Intraday technical picture:
On the 4H chart of USD/CAD, the sideways trend has formed under the resistance of the range between 1.4116 and 1.4261. In this context, a downward price reversal and trading within a wider sideways range are possible if US data weakens the American currency.
Gold has fallen amid general market instability but maintains long-term support due to prospects for Fed monetary easing. On Tuesday, prices retreated from the all-time high reached on Monday.
Possible technical scenarios:
On the daily chart, XAU/USD is testing the resistance level at 2948.01. A consolidation above this level could lead to further growth in the price of the precious metal toward $3,000.00 per ounce. Alternatively, a price pullback to the support at 2873.28 marked with a dotted line is also possible.
Fundamental drivers of volatility:
The main factor putting pressure on gold is negative market sentiment, triggered by the Trump administration's plans to tighten restrictions on semiconductor supplies to China. This led to a flight of investors into bonds, reducing their yields, and stock markets entering the red zone.

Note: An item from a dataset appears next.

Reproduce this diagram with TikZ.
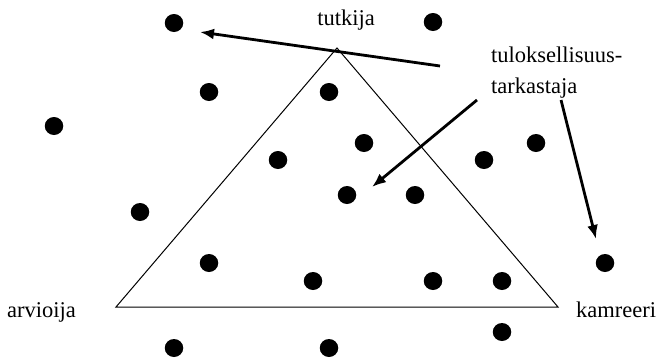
\documentclass[tikz,border=0pt]{standalone}
\usepackage{fontspec}
\setmainfont{Liberation Serif}
\usetikzlibrary{arrows.meta,shapes.geometric}

\begin{document}
\begin{tikzpicture}[x=1pt,y=-1pt,>={Latex[length=14pt,width=11pt]},
  dot/.style={ellipse,fill=black,inner sep=0pt,minimum width=18.5pt,minimum height=18pt},
  lbl/.style={font=\fontsize{22.5}{31}\selectfont,inner sep=0pt,align=left},
  pointer/.style={->,line width=2.8pt}]
\useasboundingbox (0,0) rectangle (658,359);
% triangle
\coordinate (apex) at (337,48);
\coordinate (left) at (116,307);
\coordinate (right) at (558,307);
\draw[line width=1pt] (apex) -- (left) -- (right) -- cycle;
% dots
\foreach \x/\y [count=\i] in {174/23,433/22,209/92,329/92,54/126,364/143,278/160,
    536/143,484/160,347/195,415/195,140/212,209/263,313/281,433/281,502/281,
    605/263,502/332,174/348,329/348}
  \node[dot] (d\i) at (\x,\y) {};
% labels
\node[lbl,anchor=base] (tutkija) at (346,25) {tutkija};
\node[lbl,anchor=base west] (arvioija) at (7,317) {arvioija};
\node[lbl,anchor=base west] (kamreeri) at (576,317) {kamreeri};
\node[lbl,anchor=base west] (tulos) at (491,93) {tuloksellisuus-\\tarkastaja};
% arrows
\coordinate (a1) at (440,66);
\coordinate (b1) at (200,32);
\coordinate (a2) at (477,100);
\coordinate (b2) at (372,187);
\coordinate (a3) at (561,100);
\coordinate (b3) at (596,239);
\draw[pointer] (a1) -- (b1);
\draw[pointer] (a2) -- (b2);
\draw[pointer] (a3) -- (b3);
\end{tikzpicture}
\end{document}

Additional pressure comes from growing expectations of a Fed rate cut. The probability of a 25 basis point cut in June has reached 50%, driven by a decline in US bond yields. Investors are waiting for Friday’s release of the Consumer Spending Index (PCE), a key inflation indicator, which may influence the Fed’s future policy.
Intraday technical picture:
As seen on the 4H chart of XAU/USD, consolidation in a narrow range below 2948.01 may continue until significant volatility catalysts emerge. Technically, the further price direction will depend on whether gold can successfully consolidate above 2948.01.